4. The content of the octave is usually a kind of set-up, the opening statement or argument, the part that presents the problem, the desire, the question, the conflict, the reflection, etc. Typically, the first four lines (or quatrain) present the theme, and the second quatrain further develops this.

5. The sestet is the wrap-up, the resolution, the solution, the comment about what was said in the octave. This is heralded by the volta (the turn, change in tone, imagery or theme), usually occurring at the ninth line of the sonnet.

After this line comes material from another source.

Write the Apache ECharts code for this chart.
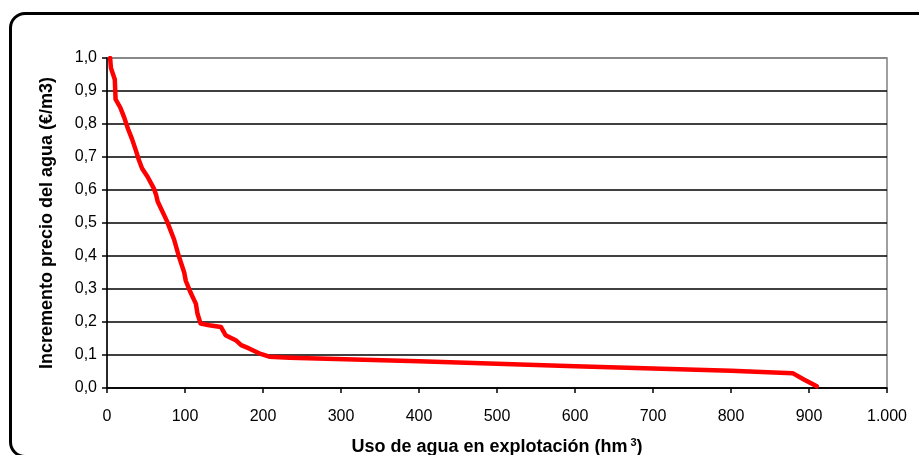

From the Dark Tower (To Charles S. Johnson)
by: Countee Cullen

We shall not always plant while others reap (a)
The golden increment of bursting fruit, (b)
Not always countenance, abject and mute, (b)
That lesser men should hold their brothers cheap; (a) (the “problem”)
Not everlastingly while others sleep (a)
Shall we beguile their limbs with mellow flute, (b)
Not always bend to some more subtle brute; (b)
We were not made to eternally weep. (a) (further development)
The night whose sable breast relieves the stark, (c) (the volta)
White stars is no less lovely being dark, (c)
And there are buds that cannot bloom at all (d)
In light, but crumple, piteous, and fall; (d)
So in the dark we hide the heart that bleeds, (e)
And wait, and tend our agonizing seeds. (e) (resolution)

If you know a little about Countee Cullen, specifically that he was a black man that lived from 1903-1946, the meaning of the poem is easy to determine. The octave (the first eight lines) show the problem, the opening statement. The sestet (the last six lines) show the resolution, the solution to the emotional statements of the first half of the poem.



1. The form is fourteen lines, usually iambic pentameter.

2. There is no octave/sestet structure, but is structured as three quatrains and one couplet.

3. The rhyme scheme is abab cdcd efef gg.

4. The volta usually occurs at the third quatrain.

5. The final couplet (the gg) is the resolution.


Shakespeare's Sonnet 18

Shall I compare thee to a summer's day? (a)
Thou art more lovely and more temperate: (b)
Rough winds do shake the darling buds of May, (a)
And summer's lease hath all too short a date: (b)
Sometime too hot the eye of heaven shines, (c)
And often is his gold complexion dimm'd; (d)
And every fair from fair sometime declines, (c)
By chance or nature's changing course untrimm'd; (d)
But thy eternal summer shall not fade (e) -----Volta
Nor lose possession of that fair thou owest; (f)
Nor shall Death brag thou wander'st in his shade, (e)
When in eternal lines to time thou growest: (f)
So long as men can breathe or eyes can see, (g)
So long lives this and this gives life to thee. (g) ---- resolution

Now, as with most things in life, nothing is set in stone. There are variations on variations, modern tweaks and twiddles…but for the most part, if you follow the elements above, you should be able to write a sonnet of your own.

My own attempt, a sonnet I wrote for a poetry class in my grad school days, about my preemie daughter….

For my Daughter

My gentle fingers on soft tendrils lie.
I feel at fault, though no one is to blame.
I could not keep you safe and so you came.
I live for just a flutter of your eye.
I rock you, baby, watch the hour speed by,
I whisper softly in your ear your name.
Ordeals and pain your spirit cannot tame.
But when it’s time to go I softly cry.

Two months have passed and now you’re safe at home.
My tiny angel cradled to my breast.
All guilt has flown, no time on sorrow spend,
For joy we feel, our hearts on wings do roam.
Your newborn eyes gaze into mine – we’re blest.
My precious girl, my heart you swiftly mend.

Come back next week to learn how to write haiku.

For step-by-step instructions on how to write sonnets and several other forms of poetry, check out my book So You Have to Write a Poem: A Guide for the Non-Poetic!


Anonymous said...

I love the poem to your daughter...as she grows, I am sure she will also.
CAn;t wait for Haikus...

Kate Karyus Quinn said...

I love these little poetry lessons so much that I linked to your last one in my own blog! And the example of your own poem to your daughter makes the whole post not just informative, but touching as well!